Stated goal =>
Write out the records that appear below, verbatim and complete, but without pictures.

───── Extracted material ─────

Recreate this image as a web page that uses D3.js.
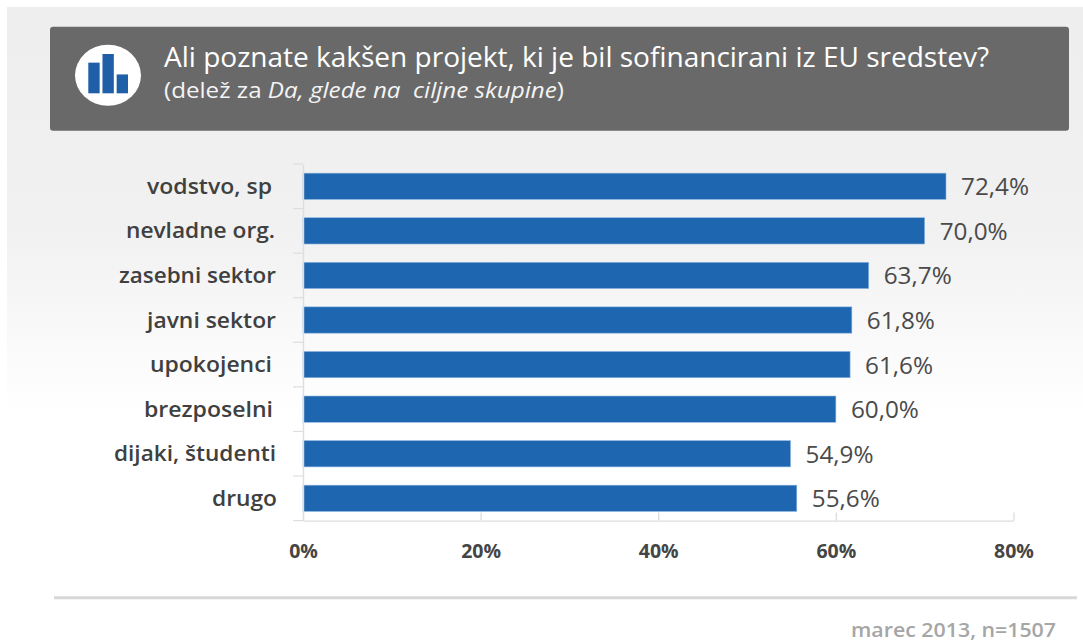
<!DOCTYPE html>
<html><head><meta charset="utf-8">
<script src="https://d3js.org/d3.v7.min.js"></script>
<style>html,body{margin:0;padding:0;background:#fff}svg{display:block}text{font-family:"Open Sans",sans-serif}</style>
</head><body><svg id="c" width="1083" height="643"></svg>
<script>
const categories=["vodstvo, sp","nevladne org.","zasebni sektor","javni sektor","upokojenci","brezposelni","dijaki, študenti","drugo"];
const values=[72.4,70.0,63.7,61.8,61.6,60.0,54.9,55.6];
const valueLabels=["72,4%","70,0%","63,7%","61,8%","61,6%","60,0%","54,9%","55,6%"];
const labelEnds=[272,275,276,276,272,273,276,277];
const labelWidths=[125,149,157,129,122,129,162,65];
const ticks=[0,20,40,60,80];
const iconBars=[[0,.78],[1,1],[2,.48]];
const svg=d3.select("#c");
const defs=svg.append("defs");
const g=defs.append("linearGradient").attr("id","bg").attr("x1",0).attr("x2",0).attr("y1",0).attr("y2",1);
g.append("stop").attr("offset",0).attr("stop-color","#eeeeee");
g.append("stop").attr("offset",.55).attr("stop-color","#f1f1f1");
g.append("stop").attr("offset",1).attr("stop-color","#ffffff");
svg.append("rect").attr("x",7).attr("y",7).attr("width",1076).attr("height",406).attr("fill","url(#bg)");
svg.append("rect").attr("x",50).attr("y",26.7).attr("width",1019).attr("height",104).attr("rx",3).attr("fill","#696969");
svg.append("ellipse").attr("cx",108).attr("cy",75.3).attr("rx",33).attr("ry",30.5).attr("fill","#fff");
const ix=d3.scaleBand().domain([0,1,2]).range([88.3,128]).paddingInner(.2);
const iy=d3.scaleLinear().domain([0,1]).range([93.3,54]);
svg.selectAll(".ib").data(iconBars).join("rect").attr("x",d=>ix(d[0])).attr("width",ix.bandwidth()).attr("y",d=>iy(d[1])).attr("height",d=>93.3-iy(d[1])).attr("fill","#1f5fa8");
svg.append("text").attr("x",164).attr("y",67).attr("font-size",27).attr("fill","#fff").attr("textLength",825).attr("lengthAdjust","spacingAndGlyphs").text("Ali poznate kakšen projekt, ki je bil sofinancirani iz EU sredstev?");
const sub=svg.append("text").attr("x",164).attr("y",98).attr("font-size",21).attr("fill","#f4f4f4").attr("textLength",400).attr("lengthAdjust","spacingAndGlyphs").style("white-space","pre");
sub.append("tspan").text("(delež za ");
sub.append("tspan").attr("font-style","italic").text("Da, glede na  ciljne skupine");
sub.append("tspan").text(")");
const x=d3.scaleLinear().domain([0,80]).range([303,1013.5]);
const y=d3.scaleBand().domain(categories).range([164,520.6]).paddingInner(.41).paddingOuter(.205);
svg.selectAll(".bar").data(values).join("rect").attr("x",x(0)).attr("y",(d,i)=>y(categories[i])).attr("width",d=>x(d)-x(0)).attr("height",y.bandwidth()).attr("fill","#1f66b0").attr("stroke","#8fb8e0").attr("stroke-width",.6);
svg.selectAll(".v").data(values).join("text").attr("x",d=>x(d)+15).attr("y",(d,i)=>y(categories[i])+y.bandwidth()/2+9).attr("font-size",23).attr("fill","#4a4a4a").attr("textLength",68).attr("lengthAdjust","spacingAndGlyphs").text((d,i)=>valueLabels[i]);
svg.selectAll(".c").data(categories).join("text").attr("x",(d,i)=>labelEnds[i]-labelWidths[i]).attr("y",d=>y(d)+y.bandwidth()/2+7.5).attr("font-size",22).attr("font-weight",600).attr("fill","#404040").attr("textLength",(d,i)=>labelWidths[i]).attr("lengthAdjust","spacingAndGlyphs").text(d=>d);
const ax=svg.append("g").attr("transform","translate(0,520.6)").call(d3.axisBottom(x).tickValues(ticks).tickFormat(d=>d+"%").tickSizeInner(-8).tickSizeOuter(0));
ax.selectAll("path,line").attr("stroke","#dedede").attr("stroke-width",1.4);
ax.selectAll("text").attr("font-size",19.5).attr("font-weight",700).attr("fill","#454545").attr("dy","0.35em").attr("y",31).style("font-family",'"Open Sans",sans-serif');
const ay=svg.append("g").attr("transform","translate(303,0)").call(d3.axisLeft(y).tickValues([]).tickSizeOuter(0));
ay.select(".domain").attr("stroke","#dedede").attr("stroke-width",1.4);
const bandEdges=d3.range(categories.length+1).map(i=>y.range()[0]+i*y.step());
ay.selectAll(".edge").data(bandEdges).join("line").attr("x1",-10).attr("x2",0).attr("y1",d=>d).attr("y2",d=>d).attr("stroke","#dedede").attr("stroke-width",1.2);
svg.append("line").attr("x1",54).attr("x2",1077).attr("y1",597.7).attr("y2",597.7).attr("stroke","#d8d8d8").attr("stroke-width",3);
svg.append("text").attr("x",851).attr("y",637).attr("font-size",20).attr("font-weight",600).attr("fill","#a6a6a6").attr("textLength",205).attr("lengthAdjust","spacingAndGlyphs").text("marec 2013, n=1507");
</script></body></html>
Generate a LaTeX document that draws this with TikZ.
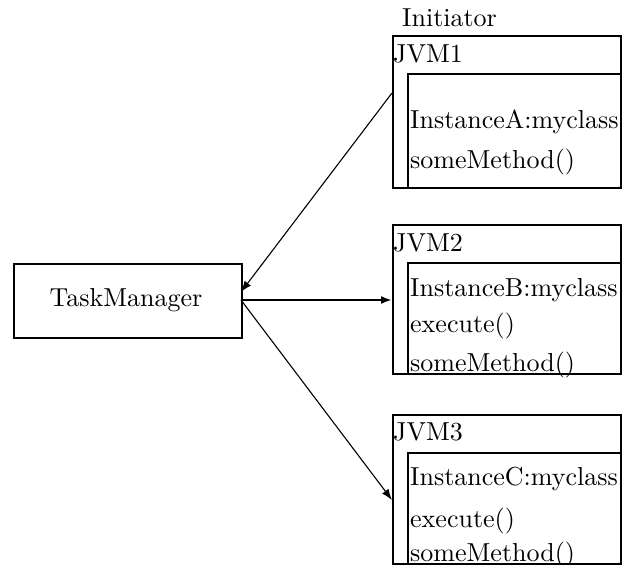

─────

Written response =>
Recreate this image as a web page that uses D3.js.
<!DOCTYPE html>
<html><head><meta charset="utf-8">
<script src="https://d3js.org/d3.v7.min.js"></script>
<style>html,body{margin:0;padding:0;background:#fff}svg{display:block}text{font-family:"Open Sans",sans-serif}</style>
</head><body><svg id="c" width="1083" height="643"></svg>
<script>
const categories=["vodstvo, sp","nevladne org.","zasebni sektor","javni sektor","upokojenci","brezposelni","dijaki, študenti","drugo"];
const values=[72.4,70.0,63.7,61.8,61.6,60.0,54.9,55.6];
const valueLabels=["72,4%","70,0%","63,7%","61,8%","61,6%","60,0%","54,9%","55,6%"];
const labelEnds=[272,275,276,276,272,273,276,277];
const labelWidths=[125,149,157,129,122,129,162,65];
const ticks=[0,20,40,60,80];
const iconBars=[[0,.78],[1,1],[2,.48]];
const svg=d3.select("#c");
const defs=svg.append("defs");
const g=defs.append("linearGradient").attr("id","bg").attr("x1",0).attr("x2",0).attr("y1",0).attr("y2",1);
g.append("stop").attr("offset",0).attr("stop-color","#eeeeee");
g.append("stop").attr("offset",.55).attr("stop-color","#f1f1f1");
g.append("stop").attr("offset",1).attr("stop-color","#ffffff");
svg.append("rect").attr("x",7).attr("y",7).attr("width",1076).attr("height",406).attr("fill","url(#bg)");
svg.append("rect").attr("x",50).attr("y",26.7).attr("width",1019).attr("height",104).attr("rx",3).attr("fill","#696969");
svg.append("ellipse").attr("cx",108).attr("cy",75.3).attr("rx",33).attr("ry",30.5).attr("fill","#fff");
const ix=d3.scaleBand().domain([0,1,2]).range([88.3,128]).paddingInner(.2);
const iy=d3.scaleLinear().domain([0,1]).range([93.3,54]);
svg.selectAll(".ib").data(iconBars).join("rect").attr("x",d=>ix(d[0])).attr("width",ix.bandwidth()).attr("y",d=>iy(d[1])).attr("height",d=>93.3-iy(d[1])).attr("fill","#1f5fa8");
svg.append("text").attr("x",164).attr("y",67).attr("font-size",27).attr("fill","#fff").attr("textLength",825).attr("lengthAdjust","spacingAndGlyphs").text("Ali poznate kakšen projekt, ki je bil sofinancirani iz EU sredstev?");
const sub=svg.append("text").attr("x",164).attr("y",98).attr("font-size",21).attr("fill","#f4f4f4").attr("textLength",400).attr("lengthAdjust","spacingAndGlyphs").style("white-space","pre");
sub.append("tspan").text("(delež za ");
sub.append("tspan").attr("font-style","italic").text("Da, glede na  ciljne skupine");
sub.append("tspan").text(")");
const x=d3.scaleLinear().domain([0,80]).range([303,1013.5]);
const y=d3.scaleBand().domain(categories).range([164,520.6]).paddingInner(.41).paddingOuter(.205);
svg.selectAll(".bar").data(values).join("rect").attr("x",x(0)).attr("y",(d,i)=>y(categories[i])).attr("width",d=>x(d)-x(0)).attr("height",y.bandwidth()).attr("fill","#1f66b0").attr("stroke","#8fb8e0").attr("stroke-width",.6);
svg.selectAll(".v").data(values).join("text").attr("x",d=>x(d)+15).attr("y",(d,i)=>y(categories[i])+y.bandwidth()/2+9).attr("font-size",23).attr("fill","#4a4a4a").attr("textLength",68).attr("lengthAdjust","spacingAndGlyphs").text((d,i)=>valueLabels[i]);
svg.selectAll(".c").data(categories).join("text").attr("x",(d,i)=>labelEnds[i]-labelWidths[i]).attr("y",d=>y(d)+y.bandwidth()/2+7.5).attr("font-size",22).attr("font-weight",600).attr("fill","#404040").attr("textLength",(d,i)=>labelWidths[i]).attr("lengthAdjust","spacingAndGlyphs").text(d=>d);
const ax=svg.append("g").attr("transform","translate(0,520.6)").call(d3.axisBottom(x).tickValues(ticks).tickFormat(d=>d+"%").tickSizeInner(-8).tickSizeOuter(0));
ax.selectAll("path,line").attr("stroke","#dedede").attr("stroke-width",1.4);
ax.selectAll("text").attr("font-size",19.5).attr("font-weight",700).attr("fill","#454545").attr("dy","0.35em").attr("y",31).style("font-family",'"Open Sans",sans-serif');
const ay=svg.append("g").attr("transform","translate(303,0)").call(d3.axisLeft(y).tickValues([]).tickSizeOuter(0));
ay.select(".domain").attr("stroke","#dedede").attr("stroke-width",1.4);
const bandEdges=d3.range(categories.length+1).map(i=>y.range()[0]+i*y.step());
ay.selectAll(".edge").data(bandEdges).join("line").attr("x1",-10).attr("x2",0).attr("y1",d=>d).attr("y2",d=>d).attr("stroke","#dedede").attr("stroke-width",1.2);
svg.append("line").attr("x1",54).attr("x2",1077).attr("y1",597.7).attr("y2",597.7).attr("stroke","#d8d8d8").attr("stroke-width",3);
svg.append("text").attr("x",851).attr("y",637).attr("font-size",20).attr("font-weight",600).attr("fill","#a6a6a6").attr("textLength",205).attr("lengthAdjust","spacingAndGlyphs").text("marec 2013, n=1507");
</script></body></html>
Generate a LaTeX document that draws this with TikZ.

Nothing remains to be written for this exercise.